Hundreds arrested at anti-Putin demonstrations in Russia

iStock/Thinkstock(MOSCOW) — Police have arrested hundreds of demonstrators at opposition rallies across Russia on Saturday that are aimed at protesting Vladimir Putin, two days ahead of his inauguration as president for a fourth term.

Thousands joined the demonstrations in dozens of cities that were called by opposition leader Alexey Navalny as a display of dissent ahead of the inauguration on Monday and to protest what they said is a lack of political freedom under Putin.

Navalny, an anti-corruption campaigner who has become Putin’s most troublesome political opponent, was detained as he approached a rally in central Moscow, where a few thousand people had gathered at the city’s Pushkin Square.

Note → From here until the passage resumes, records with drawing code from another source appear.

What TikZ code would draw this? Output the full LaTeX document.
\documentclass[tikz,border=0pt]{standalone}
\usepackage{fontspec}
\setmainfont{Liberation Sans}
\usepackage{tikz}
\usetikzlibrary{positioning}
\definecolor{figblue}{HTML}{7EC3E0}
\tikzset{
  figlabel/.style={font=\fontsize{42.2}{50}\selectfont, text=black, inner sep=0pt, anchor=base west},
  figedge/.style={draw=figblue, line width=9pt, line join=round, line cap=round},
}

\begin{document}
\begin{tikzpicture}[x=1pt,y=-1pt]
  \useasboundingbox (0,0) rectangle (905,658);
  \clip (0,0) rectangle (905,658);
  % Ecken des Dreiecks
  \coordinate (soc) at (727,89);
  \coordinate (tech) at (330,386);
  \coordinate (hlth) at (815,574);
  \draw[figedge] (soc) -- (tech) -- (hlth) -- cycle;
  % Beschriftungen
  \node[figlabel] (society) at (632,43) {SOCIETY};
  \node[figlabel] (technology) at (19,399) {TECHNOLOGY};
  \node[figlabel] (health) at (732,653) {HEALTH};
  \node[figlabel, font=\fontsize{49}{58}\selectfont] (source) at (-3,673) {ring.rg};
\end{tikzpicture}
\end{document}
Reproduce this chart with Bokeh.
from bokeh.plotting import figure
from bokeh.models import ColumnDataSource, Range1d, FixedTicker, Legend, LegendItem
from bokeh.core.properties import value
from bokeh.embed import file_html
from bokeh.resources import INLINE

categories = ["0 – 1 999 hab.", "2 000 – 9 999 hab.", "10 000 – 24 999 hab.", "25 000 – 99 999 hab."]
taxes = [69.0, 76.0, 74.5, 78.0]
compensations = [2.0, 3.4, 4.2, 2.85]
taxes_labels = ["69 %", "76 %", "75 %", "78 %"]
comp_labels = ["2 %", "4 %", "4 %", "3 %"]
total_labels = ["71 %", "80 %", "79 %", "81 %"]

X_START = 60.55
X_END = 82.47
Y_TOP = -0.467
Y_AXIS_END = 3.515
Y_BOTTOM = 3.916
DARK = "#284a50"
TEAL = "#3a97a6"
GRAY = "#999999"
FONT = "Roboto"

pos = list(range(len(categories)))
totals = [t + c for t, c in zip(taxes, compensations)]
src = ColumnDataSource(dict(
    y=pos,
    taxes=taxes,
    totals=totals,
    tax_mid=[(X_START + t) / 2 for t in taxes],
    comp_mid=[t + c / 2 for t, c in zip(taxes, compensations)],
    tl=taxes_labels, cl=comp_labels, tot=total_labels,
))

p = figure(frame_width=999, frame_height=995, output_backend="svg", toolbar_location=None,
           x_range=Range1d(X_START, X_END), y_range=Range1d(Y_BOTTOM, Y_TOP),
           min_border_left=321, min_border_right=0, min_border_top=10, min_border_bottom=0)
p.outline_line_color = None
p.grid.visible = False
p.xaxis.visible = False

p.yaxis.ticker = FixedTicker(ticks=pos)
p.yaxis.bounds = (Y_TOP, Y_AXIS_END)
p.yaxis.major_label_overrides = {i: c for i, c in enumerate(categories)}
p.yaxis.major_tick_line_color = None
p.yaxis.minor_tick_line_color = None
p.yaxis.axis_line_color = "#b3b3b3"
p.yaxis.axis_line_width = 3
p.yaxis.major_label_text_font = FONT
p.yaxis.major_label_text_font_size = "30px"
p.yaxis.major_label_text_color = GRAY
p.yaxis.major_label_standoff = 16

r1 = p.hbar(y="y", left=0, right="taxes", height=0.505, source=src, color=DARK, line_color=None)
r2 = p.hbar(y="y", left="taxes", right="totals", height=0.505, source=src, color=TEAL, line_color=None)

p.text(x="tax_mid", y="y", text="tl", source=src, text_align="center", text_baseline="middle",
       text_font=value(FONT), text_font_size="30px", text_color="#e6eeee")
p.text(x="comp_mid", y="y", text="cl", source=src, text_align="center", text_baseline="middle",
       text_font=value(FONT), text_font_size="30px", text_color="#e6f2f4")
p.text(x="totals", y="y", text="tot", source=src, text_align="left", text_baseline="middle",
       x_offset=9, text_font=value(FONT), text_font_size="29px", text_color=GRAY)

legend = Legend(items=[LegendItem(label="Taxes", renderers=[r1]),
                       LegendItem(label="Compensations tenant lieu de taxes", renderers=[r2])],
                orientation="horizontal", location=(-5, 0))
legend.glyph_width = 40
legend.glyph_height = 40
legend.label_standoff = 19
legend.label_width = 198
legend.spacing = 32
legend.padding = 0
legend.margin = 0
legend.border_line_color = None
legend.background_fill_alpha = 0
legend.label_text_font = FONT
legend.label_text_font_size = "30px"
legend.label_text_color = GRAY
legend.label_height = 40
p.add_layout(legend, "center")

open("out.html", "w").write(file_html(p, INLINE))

Mobile-phone video shot at the rally showed Navalny being picked up by riot police and dragged by his arms and legs into a van.

In Moscow and many other cities, authorities had refused Navalny’s supporters’ request to hold a rally at the site, and declared it unauthorized. Moscow’s mayor’s office had offered an alternative site for a rally, but Navalny rejected that offer, saying that it violated people’s rights to hold a demonstration in the city center and calling it a “provocation.”

Shortly after the protests began, Moscow police in riot gear ultimately ordered demonstrators to disperse. They surrounded protestors and then aggressively shoved through the crowd, dragging out those holding placards.

As of Saturday afternoon local time, about 1,000 people had been arrested, including nearly 500 in Moscow, according to OVD Info, a monitoring group that tracks detentions.

Authorities in Moscow said police behaved professionally and in line with the law. The head of the city’s security department, Vladimir Chernikov, told the news agency Interfax that the police had acted “properly and calmly,” and criticized the rally’s organizers for making “provocations.”

Smaller rallies took place across Russia, from Sochi on the Black Sea to Yakutia in Russia’s remote east, where 75 people were reported to have been detained. OVD Info said there had been arrests in at least 19 cities.

The demonstrations were held under the slogan, “He’s not a tsar to us.” Demonstrators called on Putin to step down.

On Monday, Putin will be inaugurated at a ceremony in the Kremlin for a fourth term as president, having already led Russia for 18 years. Putin was re-elected in mid-March with over 76 percent of the vote, in an election that was criticized by international monitors as marked by pressure on voters and lacking real competition.

Putin has genuine popularity in Russia, and with the country’s media dominated by the Kremlin and the opposition marginalized, Putin’s re-election had never been in doubt. His critics have therefore dubbed Monday’s inauguration– which will be held with pomp in the Kremlin’s gilded halls — a coronation.

In Moscow, some of the demonstrators wore paper crowns; reporters saw one man dressed in a full king costume hauled away by police.

Navalny, who called for the demonstrations, has become Putin’s most prominent political challenger. He was prevented from running in the election, kept off the ballot by a fraud conviction that he says is trumped up.

A former lawyer, Navalny has attracted a sizeable following, particularly among the young, through his irreverent investigations into alleged corruption among the Kremlin elite. Over the past two years, he has converted that into a grassroots political movement with thousands of volunteers across Russia, which he has mobilized for protests every few months.

The Kremlin has responded by harassing Navalny and his supporters. Their headquarters are regularly searched by police, and some have suffered physical assaults by unknown assailants.

Ahead of Saturday’s rallies, several organizers from Navalny’s group were detained in a number of regions. Navalny himself is regularly arrested, and last year was almost blinded when anti-septic was thrown into his eyes by a pro-Kremlin activist.

On Saturday, a counter-demonstration by members of the radical pro-Putin group, NOD, occupied the Moscow square before the Navalny supporters arrived. Approximately 40 of them — some dressed in Soviet military uniforms and singing with an accordion player — confronted the Navalny supporters, yelling slogans at them.

Police later arrested some of the pro-Putin supporters, but others seemed to be working with the officers to help corral the Navalny supporters. A group of Cossacks, an ultra-nationalist community descended from Tsarist-era horsemen, joined in chasing demonstrators.

The chaotic arrests in Moscow were an echo of protests held the day before Putin’s last inauguration in 2012, which ended in violent clashes with police. Dozens of criminal cases were later brought against demonstrators, some of whom received harsh prison sentences that were criticized by human rights groups.

The so-called “Bolotnaya cases,” named after the square close to the Kremlin where the protests took place, cast a chill on Russia’s opposition scene, which has become increasingly marginal since.